What you need to do this is nat reflection (IIRC) which ebox doesn't do at the moment.
What is happening is that your lan clients are using backup.halconrealestate.com which points at your public ip rather than the internal ip of your mailserver.
There are two hacks that let you get round this:
- Just use the internal ip rather than the hostname for your internal lan machines. This is fine for desktop machines that are always inside your lan but won't work with laptops that need to access the server inside and outside your lan.
- Do some tricks with DNS... I assume you've got the nameservers for halconrealestate.com on some host on the internet (rather than the ebox where you're setting up your backup server). Make a note of all the hostnames you've got on there. Then go to the DNS server section of your backup ebox and recreate them all for your domain there BUT change the backup.halconrealestate.com entry to point at the internal IP of your mailserver.
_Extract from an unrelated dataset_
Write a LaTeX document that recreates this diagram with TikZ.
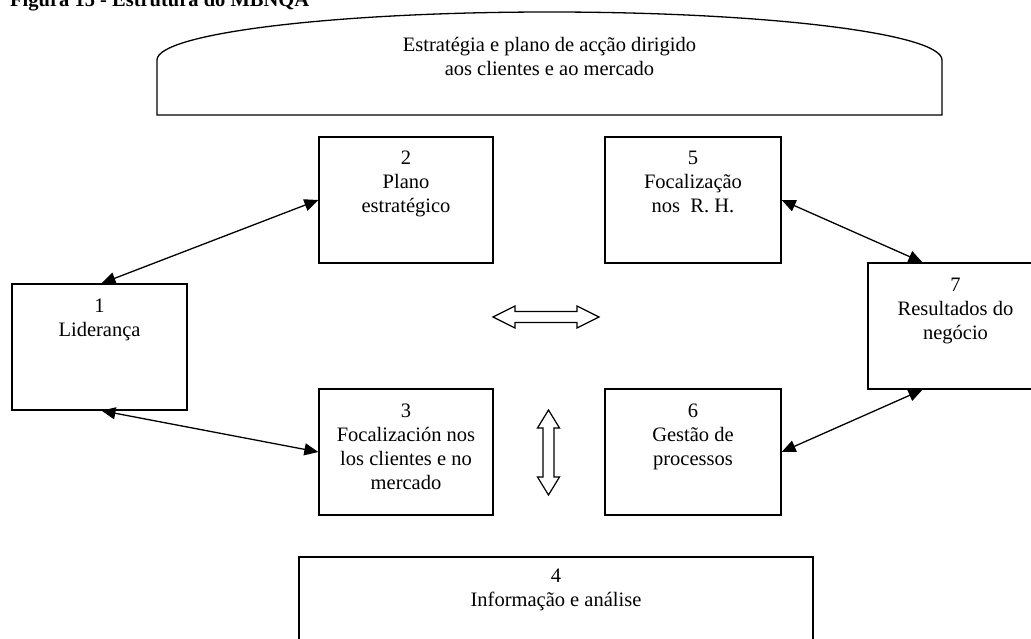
\documentclass[tikz,border=0pt]{standalone}
\usepackage{fontspec}
\setmainfont{Liberation Serif}
\usetikzlibrary{arrows.meta}
\begin{document}
\begin{tikzpicture}[x=1pt,y=-1pt,
  box/.style={draw, line width=1.3pt, minimum width=#1, minimum height=126pt, inner sep=0pt},
  lbl/.style={anchor=north, inner sep=0pt, align=center, font=\fontsize{20.5pt}{24pt}\selectfont},
  link/.style={{Triangle[length=14pt,width=12pt]}-{Triangle[length=14pt,width=12pt]}, line width=1.3pt},
  hollow/.style={draw, line width=1.2pt, line join=miter}]
\useasboundingbox (0,0) rectangle (1031,639);

% title, partly cut by the page top
\node[anchor=base west, inner sep=0pt, font=\bfseries\fontsize{20.5pt}{24pt}\selectfont] (title) at (10,7) {Figura 15 - Estrutura do MBNQA};

% strategy banner
\draw[line width=1.3pt] (157,115) -- (157,60)
  arc[start angle=180, end angle=0, x radius=392.5pt, y radius=48pt]
  -- (942,115) -- cycle;
\node[lbl] (banner) at (549.5,36) {\rule{0pt}{15pt}Estratégia e plano de acção dirigido\\aos clientes e ao mercado};

% criteria boxes
\node[box=175pt] (b1) at (99.5,347) {};
\node[box=174pt] (b2) at (406,200) {};
\node[box=174pt] (b3) at (406,452) {};
\node[box=176pt] (b5) at (693,200) {};
\node[box=176pt] (b6) at (693,452) {};
\node[box=175pt] (b7) at (955.5,326) {};
\node[draw, line width=1.3pt, minimum width=514pt, minimum height=120pt, inner sep=0pt] (b4) at (556,617) {};

\node[lbl] (t1) at ([yshift=-14pt]b1.north) {\rule{0pt}{15pt}1\\Liderança};
\node[lbl] (t2) at ([yshift=-13pt]b2.north) {\rule{0pt}{15pt}2\\Plano\\estratégico};
\node[lbl] (t3) at ([yshift=-14pt]b3.north) {\rule{0pt}{15pt}3\\Focalización nos\\los clientes e no\\mercado};
\node[lbl] (t5) at ([yshift=-13pt]b5.north) {\rule{0pt}{15pt}5\\Focalização\\nos~ R. H.};
\node[lbl] (t6) at ([yshift=-14pt]b6.north) {\rule{0pt}{15pt}6\\Gestão de\\processos};
\node[lbl] (t7) at ([yshift=-14pt]b7.north) {\rule{0pt}{15pt}7\\Resultados do\\negócio};
\node[lbl] (t4) at ([yshift=-11pt]b4.north) {\rule{0pt}{15pt}4\\Informação e análise};

% links between criteria
\draw[link] (b2.west) -- ([xshift=2pt]b1.north);
\draw[link] ([xshift=2pt]b1.south) -- (b3.west);
\draw[link] (b5.east) -- ([xshift=-33pt]b7.north);
\draw[link] (b6.east) -- ([xshift=-33pt]b7.south);

% hollow two-way arrows
\draw[hollow] (493,317) -- (515,306) -- (515,311.5) -- (577,311.5) -- (577,306)
  -- (599,317) -- (577,328) -- (577,322.5) -- (515,322.5) -- (515,328) -- cycle;
\draw[hollow] (548.5,410) -- (559.5,428) -- (554,428) -- (554,477) -- (559.5,477)
  -- (548.5,495) -- (537.5,477) -- (543,477) -- (543,428) -- (537.5,428) -- cycle;
\end{tikzpicture}
\end{document}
As long as your lan clients are using ebox for their DNS they will now think that
www.halconrealestate.com is at the normal IP of your webserver while using the private IP for your backup server. If a laptop is used outside your lan then it will use the public DNS server which has the public ip of your mailserver.
Two small problems with this:
Laptops have to get their DNS through DHCP, you can't set them to use OpenDNS etc.
Changing the IP of one your servers will require updating 2 lots of DNS settings.